Scouts BSA Scouts are quite familiar with the flag that they wear on their right shoulder: a stripe for each of the 13 colonies, a star for each of the 50 states, and colors signifying hardiness & valor (red), purity & innocence (white), vigilance, perseverance & justice (blue). However, with an eye towards the upcoming Jamboree in South Korea, we thought it might be fun to look into the meaning behind the flag of our hosts:
The flags of the United States (left) and the Republic of Korea (right). (Wikimedia Commons)
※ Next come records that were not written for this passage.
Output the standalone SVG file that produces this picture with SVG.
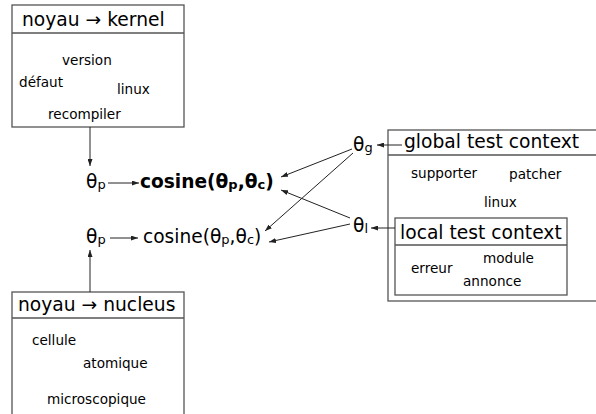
<svg xmlns="http://www.w3.org/2000/svg" width="596" height="414" viewBox="0 0 596 414">
<style>
text{font-family:"DejaVu Sans",sans-serif;fill:#000}
.t{font-size:18.7px}
.w{font-size:13.6px}
.m{font-size:18.6px}
.b{font-weight:bold}
.box{fill:#fff;stroke:#555;stroke-width:1.3}
.hl{stroke:#555;stroke-width:1.3}
.c{stroke:#222;stroke-width:1;fill:none;marker-end:url(#ah)}
</style>
<defs>
<marker id="ah" viewBox="0 0 7 5" refX="7" refY="2.5" markerWidth="7" markerHeight="5" markerUnits="userSpaceOnUse" orient="auto">
<path d="M0,0 L7,2.5 L0,5 z" fill="#222"/>
</marker>
</defs>
<rect width="596" height="414" fill="#fff"/>
<g id="kernel">
<rect class="box" x="12" y="5" width="172" height="122"/>
<line class="hl" x1="12" y1="33" x2="184" y2="33"/>
<text class="t" x="22" y="26">noyau → kernel</text>
<text class="w" x="62" y="65">version</text>
<text class="w" x="19" y="87">défaut</text>
<text class="w" x="117" y="94">linux</text>
<text class="w" x="48" y="119">recompiler</text>
</g>
<g id="nucleus">
<rect class="box" x="12" y="292" width="172" height="130"/>
<line class="hl" x1="12" y1="318" x2="184" y2="318"/>
<text class="t" x="18" y="311">noyau → nucleus</text>
<text class="w" x="32" y="345">cellule</text>
<text class="w" x="83" y="368">atomique</text>
<text class="w" x="47" y="404">microscopique</text>
</g>
<g id="global">
<rect class="box" x="388" y="130" width="220" height="171"/>
<line class="hl" x1="388" y1="155" x2="608" y2="155"/>
<text class="t" x="404" y="148">global test context</text>
<text class="w" x="411" y="178">supporter</text>
<text class="w" x="509" y="179">patcher</text>
<text class="w" x="484" y="207">linux</text>
</g>
<g id="local">
<rect class="box" x="395" y="218" width="172" height="77"/>
<line class="hl" x1="395" y1="245" x2="567" y2="245"/>
<text class="t" x="400" y="239">local test context</text>
<text class="w" x="411" y="273">erreur</text>
<text class="w" x="483" y="263">module</text>
<text class="w" x="463" y="286">annonce</text>
</g>
<g id="theta-p1"><text class="m" x="86" y="188">θ<tspan font-size="13" dy="1">p</tspan></text></g>
<g id="theta-p2"><text class="m" x="86" y="243">θ<tspan font-size="13" dy="1">p</tspan></text></g>
<g id="cos1"><text class="m b" x="140" y="188">cosine(θ<tspan font-size="13" dy="1">p</tspan><tspan dy="-1">,θ</tspan><tspan font-size="13" dy="1">c</tspan><tspan dy="-1">)</tspan></text></g>
<g id="cos2"><text class="m" x="143" y="243">cosine(θ<tspan font-size="13" dy="1">p</tspan><tspan dy="-1">,θ</tspan><tspan font-size="13" dy="1">c</tspan><tspan dy="-1">)</tspan></text></g>
<g id="theta-g"><text class="m" x="353" y="151">θ<tspan font-size="13" dy="1">g</tspan></text></g>
<g id="theta-l"><text class="m" x="353" y="232">θ<tspan font-size="13" dy="1">l</tspan></text></g>
<g id="connectors">
<line class="c" x1="90" y1="127" x2="90" y2="166"/>
<line class="c" x1="90" y1="292" x2="90" y2="250"/>
<line class="c" x1="108" y1="183" x2="139" y2="183"/>
<line class="c" x1="110" y1="238" x2="138" y2="238"/>
<line class="c" x1="402" y1="145" x2="377" y2="145"/>
<line class="c" x1="395" y1="228" x2="371" y2="228"/>
<line class="c" x1="352" y1="149" x2="281" y2="177"/>
<line class="c" x1="353" y1="153" x2="265" y2="231"/>
<line class="c" x1="350" y1="218" x2="281" y2="190"/>
<line class="c" x1="350" y1="224" x2="269" y2="242"/>
</g>
</svg>
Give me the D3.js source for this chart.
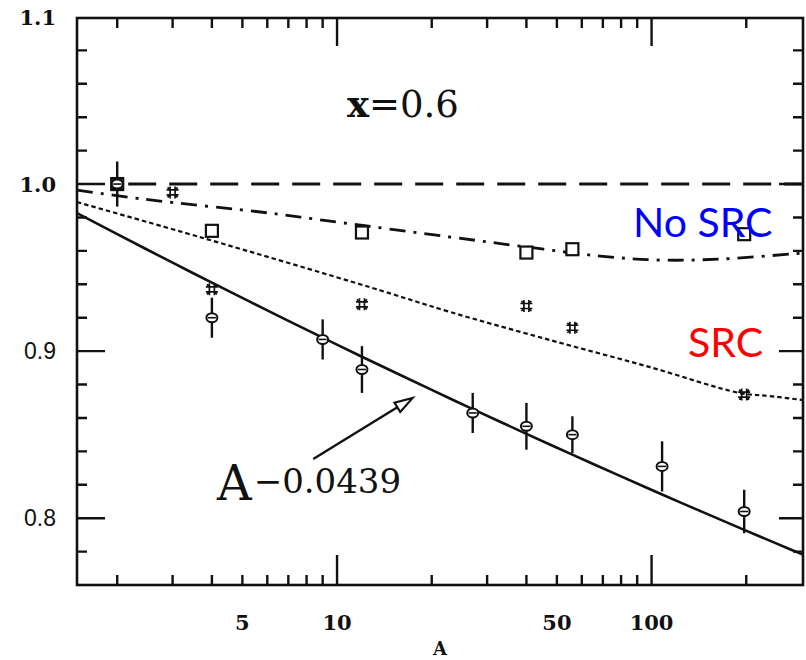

The idea of a national flag for Korea first came up in the 1870s when, during negotiations of a peace treaty with Japan, the Japanese delegation was represented by their national flag while the Korean delegates had no similar national symbol. The need for a flag was again noted in 1882, this time because of diplomatic negotiations with the United States. This time, king Kojong of the Joseon dynasty ordered a flag to be designed, and just a few months later in January 1883, the flag was approved with a very similar design to the one still used today. While outlawed during the years of Japanese occupation in the early 1900s, the flag was quickly reinstated during U.S. occupation and has remained unchanged since the 1950s.
Historical depictions of the taegukgi from 1882 (left) and 1919 (right). (Wikimedia Commons)
At the center of the flag is a circular design known as a taeguk, which has existed in Korean culture since the 5th century AD. The symbol traces to ancient China, and symbolizes harmony or balance in the form of equal amounts of negative and positive cosmic forces (yin and yang). In this form, the colors represent balance between land (red) and sky (blue). The symbol is common in multiple Korean religions, and is the source of the flag’s name, taeguki.
The flag is on a white background, which is a common color for traditional Korean clothing and represents peace and purity.
Finally, the four black symbols are trigrams known as gwae, and represent the four classic elements (clockwise from top left): sky, water, earth, and fire. Other things represented by the gwae include the four seasons, the cardinal directions, the historical celestial bodies (heaven, moon, earth, and sun), and the four roles of a traditional family (father, son, mother, and daughter).
As with many gatherings of people from multiple nations, flags will likely be a common site at the Jamboree. Now you can share with your troop the history of the Korean flag; we also encourage you to ask Scouts from other countries about the meanings of their flag designs!
A display of unity spotted near the end of the 2019 World Scout Jamboree, featuring the flags of multiple nations.